Simbol Doa
Memburuknya kondisi lingkungan menimbulkan bencana di mana-mana. Banjir bandang, tanah longsor dan siklus musim yang tak menentu ternyata belum menyadarkan masyarakat untuk berbenah diri. Hutan sebagai paru-paru bumi terus dibabat, asap pabrik dan kendaraan juga penggunaan aircondition kian memperburuk cuaca. Kondisi miris ini dirasa merisaukan dan mengilhami seniman berpartisipasi dalam membangun gerakan penyadaran.
Ki Toro tergugah untuk terlibat dalam arus gerakan seperti itu. Diilhami upacara ruwatan kemudian dia menjajaki untuk merevitalisasi tradisi yang sudah punah. Dalam era budaya yang memungsikan benda-benda sebagai simbol doa, masyarakat Sumenep Madura pernah memiliki ritual Topeng Gulur yang dijadikan media untuk menyampaian kehendak pada Penguasa Alam Semesta agar kandungan sawah yang akan diolah menghasilkan rezeki melimpah.
Ide dasar tersebut kemudian direntang menjadi sebuah repertoar “Lur Gulur E Tanah Kapur”, secara harfiah diartikan bergulung-gulung di tanah kapur. Salah satu masalah yang harus dikreasi adalah mentransfer medium dari lumpur ke kapur. “Jika ritual awalnya berlangsung di sawah berlumpur sebagai seni pertunjukan kemudian diubah ke kapur. Tentu saja menggunakan ‘kapur’ dengan teknik lain, bukan kapur beneran,” tutur suami dari Sri Mulyani yang menangani koreografi.
Namun apapun yang hendak dibangun selalu membutuhkan landasan filosofi agar bisa menyusun konsep kekaryaan yang bagus sehingga menghasilkan pertunjukan menawan.
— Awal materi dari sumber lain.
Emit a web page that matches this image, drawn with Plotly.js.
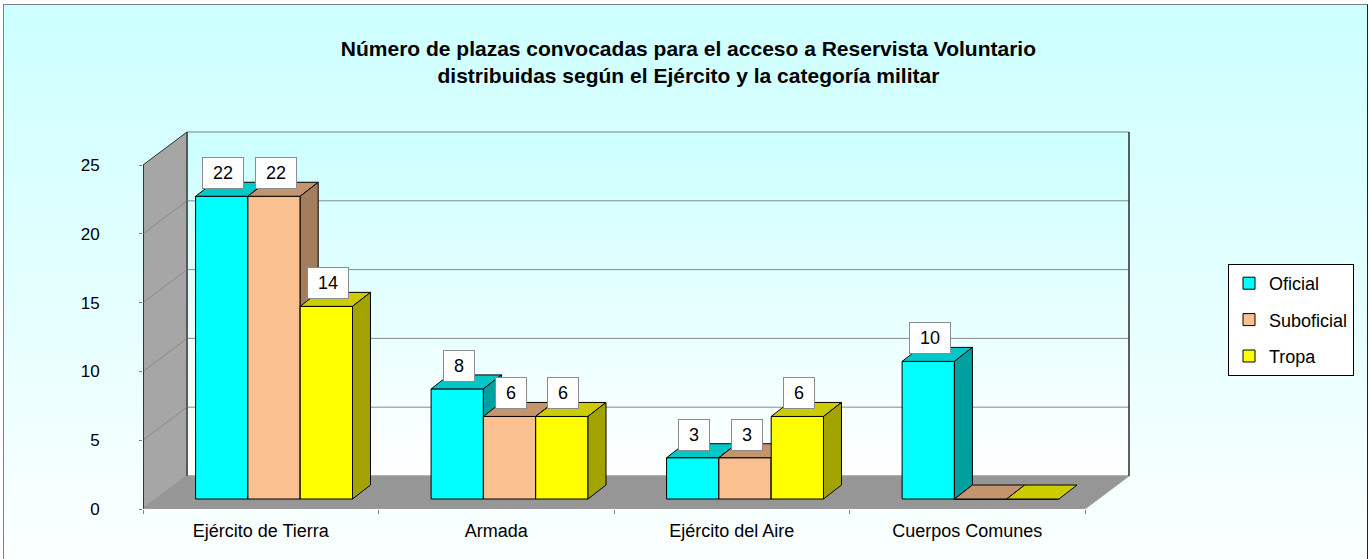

Untuk itu Ki Toro – seniman pendalungan ini – menyimak filosofi masyarakat Madura yang menyatakan, mon tero odi’ kodu apolong ben bareng se odi’. Artinya, jika ingin hidup harus menyatu dengan kehidupan atau sesuatu yang hidup.
Toro menafsirkan, terbentuknya sikap agraris pada masyarakat Jawa diakibatkan oleh campur tangan kolonial Belanda sehingga termanjakan oleh kesuburan tanah. Sementara pada masyarakat Madura tampaknya lebih mengkaji apa yang terdapat di dalam tanah seraya meyakini bahwa di dalam tanah mereka banyak kekayaan terpendam yang belum banyak diketahui. Itu sebabnya mereka terus menguliti bumi, mendulang apa yang bisa didulang lalu menanam apa yang bisa menghasilkan.